When housing prices fell after the subprime mortgage crisis, investors had an extra incentive to buy properties cheap to rent and make a profit. The Inland Empire was particularly impacted because of its high rate of foreclosure. In an effort to help turn around distressed markets across the country, the Federal Housing Finance Agency sold hundreds of homes in bulk sales to large investors. In November 2012, Colony Capital purchased 970 properties in California, Arizona, and Nevada as part of an FHFA bulk sale. The Press Enterprise reported that in April of 2013, four out of every ten home purchases in Riverside County were by participants in an investment strategy, undoubtedly pushing out family buyers of modest means in the process.

Large investors can be more attractive to sellers, because they’re able to purchase homes with cash, rather than financing the purchase through a mortgage. Competition from large investors and a low vacancy level make it more challenging for individuals and families to purchase a home of their own. According to the Inland Valleys Association of Realtors, the percentage of home purchases in the Inland Empire that were purchased outright with cash has doubled since 2008, jumping from 17 percent to 34 percent in 2012.

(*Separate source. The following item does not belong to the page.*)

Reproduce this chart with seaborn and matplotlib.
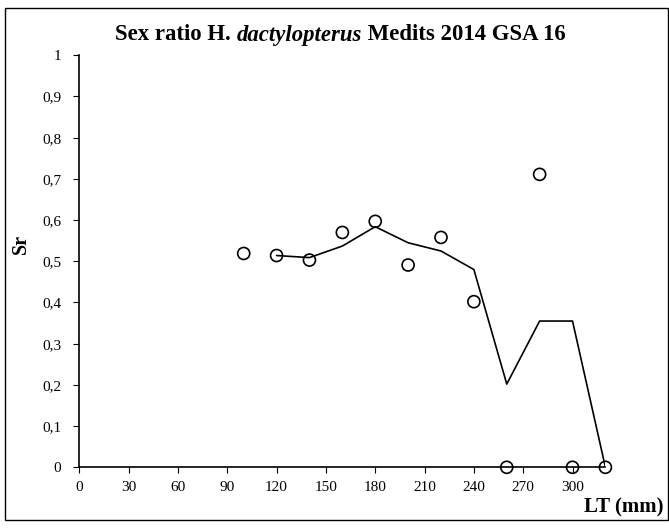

In the abstract, there’s nothing wrong with renting, but whether it’s a good deal depends on price and terms. And not only is the price not so hot, but many of the PE landlords look a lot like slumlords. The biggest home buyer, Blackstone, is also reputed to be one of the worst property managers. And Takano is correct to be focusing his concerns on rental securitizations.

Personally, I’m stunned that any investor with an operating brain cell would sign up for the rental securitization launched last year by Blackstone’s rental operation, Invitation Homes, last year. However, it was a comparatively small deal ($479 million), Wall Street was eager to get it done (they hope more deals will follow, so it was likely made a priority for the salesmen), and for some investors, participating in a Blackstone deal is like buying IBM (computers, not the stock). In addition, Fitch refused to rate the deal, citing insufficient history.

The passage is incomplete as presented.